Provided data
────────────────

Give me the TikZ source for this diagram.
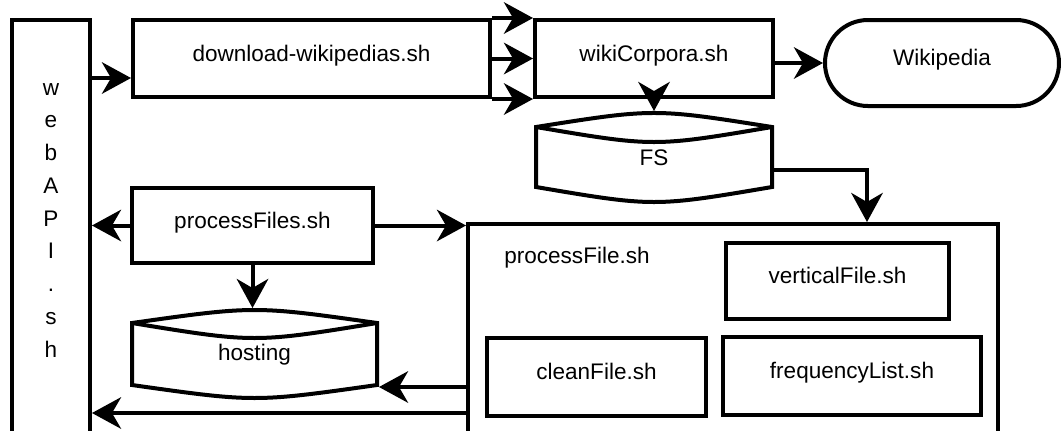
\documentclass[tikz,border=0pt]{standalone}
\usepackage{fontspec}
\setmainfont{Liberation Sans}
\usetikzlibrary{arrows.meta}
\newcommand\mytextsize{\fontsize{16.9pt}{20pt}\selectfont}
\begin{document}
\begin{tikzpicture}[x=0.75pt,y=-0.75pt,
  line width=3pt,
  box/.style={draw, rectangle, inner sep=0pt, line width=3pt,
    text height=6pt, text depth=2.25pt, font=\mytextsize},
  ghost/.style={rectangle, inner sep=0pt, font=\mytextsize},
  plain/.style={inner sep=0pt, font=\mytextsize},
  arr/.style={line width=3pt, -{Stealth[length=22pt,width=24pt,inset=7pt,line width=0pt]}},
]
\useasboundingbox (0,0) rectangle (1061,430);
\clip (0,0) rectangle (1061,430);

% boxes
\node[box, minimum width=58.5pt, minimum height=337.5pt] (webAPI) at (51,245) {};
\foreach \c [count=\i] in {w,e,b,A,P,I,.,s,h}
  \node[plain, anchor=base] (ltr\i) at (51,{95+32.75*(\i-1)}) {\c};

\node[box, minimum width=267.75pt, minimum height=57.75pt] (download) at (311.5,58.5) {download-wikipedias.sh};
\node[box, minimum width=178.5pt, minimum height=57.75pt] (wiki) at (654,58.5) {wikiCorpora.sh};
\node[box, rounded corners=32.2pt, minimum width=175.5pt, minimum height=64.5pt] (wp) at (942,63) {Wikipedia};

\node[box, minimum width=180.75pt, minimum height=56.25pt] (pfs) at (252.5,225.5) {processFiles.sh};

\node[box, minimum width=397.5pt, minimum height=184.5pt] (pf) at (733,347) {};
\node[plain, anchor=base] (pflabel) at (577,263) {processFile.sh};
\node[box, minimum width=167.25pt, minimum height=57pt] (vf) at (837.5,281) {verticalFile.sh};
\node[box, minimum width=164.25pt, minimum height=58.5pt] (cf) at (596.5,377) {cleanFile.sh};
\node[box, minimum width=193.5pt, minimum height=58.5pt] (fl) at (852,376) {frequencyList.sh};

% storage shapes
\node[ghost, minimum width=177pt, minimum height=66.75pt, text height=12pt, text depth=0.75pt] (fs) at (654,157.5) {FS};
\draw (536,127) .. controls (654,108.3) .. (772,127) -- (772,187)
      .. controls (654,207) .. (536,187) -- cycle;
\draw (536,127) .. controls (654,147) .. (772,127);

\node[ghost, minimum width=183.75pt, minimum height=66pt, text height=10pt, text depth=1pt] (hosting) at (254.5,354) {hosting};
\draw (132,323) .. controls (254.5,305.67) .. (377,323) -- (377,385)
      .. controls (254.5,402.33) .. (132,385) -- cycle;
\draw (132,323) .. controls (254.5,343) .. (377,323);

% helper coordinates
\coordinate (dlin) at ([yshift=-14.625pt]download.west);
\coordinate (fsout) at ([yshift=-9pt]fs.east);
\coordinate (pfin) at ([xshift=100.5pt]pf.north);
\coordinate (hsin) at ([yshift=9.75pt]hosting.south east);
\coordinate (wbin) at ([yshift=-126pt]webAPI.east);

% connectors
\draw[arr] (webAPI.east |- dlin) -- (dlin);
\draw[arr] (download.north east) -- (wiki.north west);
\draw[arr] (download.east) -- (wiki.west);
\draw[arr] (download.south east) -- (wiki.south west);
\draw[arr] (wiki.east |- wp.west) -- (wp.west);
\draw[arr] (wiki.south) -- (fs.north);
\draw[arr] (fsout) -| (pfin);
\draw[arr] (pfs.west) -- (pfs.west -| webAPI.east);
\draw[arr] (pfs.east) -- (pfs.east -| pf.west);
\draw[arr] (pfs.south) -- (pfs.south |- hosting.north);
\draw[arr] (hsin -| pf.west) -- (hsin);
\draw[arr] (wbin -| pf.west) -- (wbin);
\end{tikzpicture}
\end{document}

────────────────

Exercise goal
Reproduce each line exactly, please, except for any pictures.

The reply
Give me the TikZ source for this diagram.
\documentclass[tikz,border=0pt]{standalone}
\usepackage{fontspec}
\setmainfont{Liberation Sans}
\usetikzlibrary{arrows.meta}
\newcommand\mytextsize{\fontsize{16.9pt}{20pt}\selectfont}
\begin{document}
\begin{tikzpicture}[x=0.75pt,y=-0.75pt,
  line width=3pt,
  box/.style={draw, rectangle, inner sep=0pt, line width=3pt,
    text height=6pt, text depth=2.25pt, font=\mytextsize},
  ghost/.style={rectangle, inner sep=0pt, font=\mytextsize},
  plain/.style={inner sep=0pt, font=\mytextsize},
  arr/.style={line width=3pt, -{Stealth[length=22pt,width=24pt,inset=7pt,line width=0pt]}},
]
\useasboundingbox (0,0) rectangle (1061,430);
\clip (0,0) rectangle (1061,430);

% boxes
\node[box, minimum width=58.5pt, minimum height=337.5pt] (webAPI) at (51,245) {};
\foreach \c [count=\i] in {w,e,b,A,P,I,.,s,h}
  \node[plain, anchor=base] (ltr\i) at (51,{95+32.75*(\i-1)}) {\c};

\node[box, minimum width=267.75pt, minimum height=57.75pt] (download) at (311.5,58.5) {download-wikipedias.sh};
\node[box, minimum width=178.5pt, minimum height=57.75pt] (wiki) at (654,58.5) {wikiCorpora.sh};
\node[box, rounded corners=32.2pt, minimum width=175.5pt, minimum height=64.5pt] (wp) at (942,63) {Wikipedia};

\node[box, minimum width=180.75pt, minimum height=56.25pt] (pfs) at (252.5,225.5) {processFiles.sh};

\node[box, minimum width=397.5pt, minimum height=184.5pt] (pf) at (733,347) {};
\node[plain, anchor=base] (pflabel) at (577,263) {processFile.sh};
\node[box, minimum width=167.25pt, minimum height=57pt] (vf) at (837.5,281) {verticalFile.sh};
\node[box, minimum width=164.25pt, minimum height=58.5pt] (cf) at (596.5,377) {cleanFile.sh};
\node[box, minimum width=193.5pt, minimum height=58.5pt] (fl) at (852,376) {frequencyList.sh};

% storage shapes
\node[ghost, minimum width=177pt, minimum height=66.75pt, text height=12pt, text depth=0.75pt] (fs) at (654,157.5) {FS};
\draw (536,127) .. controls (654,108.3) .. (772,127) -- (772,187)
      .. controls (654,207) .. (536,187) -- cycle;
\draw (536,127) .. controls (654,147) .. (772,127);

\node[ghost, minimum width=183.75pt, minimum height=66pt, text height=10pt, text depth=1pt] (hosting) at (254.5,354) {hosting};
\draw (132,323) .. controls (254.5,305.67) .. (377,323) -- (377,385)
      .. controls (254.5,402.33) .. (132,385) -- cycle;
\draw (132,323) .. controls (254.5,343) .. (377,323);

% helper coordinates
\coordinate (dlin) at ([yshift=-14.625pt]download.west);
\coordinate (fsout) at ([yshift=-9pt]fs.east);
\coordinate (pfin) at ([xshift=100.5pt]pf.north);
\coordinate (hsin) at ([yshift=9.75pt]hosting.south east);
\coordinate (wbin) at ([yshift=-126pt]webAPI.east);

% connectors
\draw[arr] (webAPI.east |- dlin) -- (dlin);
\draw[arr] (download.north east) -- (wiki.north west);
\draw[arr] (download.east) -- (wiki.west);
\draw[arr] (download.south east) -- (wiki.south west);
\draw[arr] (wiki.east |- wp.west) -- (wp.west);
\draw[arr] (wiki.south) -- (fs.north);
\draw[arr] (fsout) -| (pfin);
\draw[arr] (pfs.west) -- (pfs.west -| webAPI.east);
\draw[arr] (pfs.east) -- (pfs.east -| pf.west);
\draw[arr] (pfs.south) -- (pfs.south |- hosting.north);
\draw[arr] (hsin -| pf.west) -- (hsin);
\draw[arr] (wbin -| pf.west) -- (wbin);
\end{tikzpicture}
\end{document}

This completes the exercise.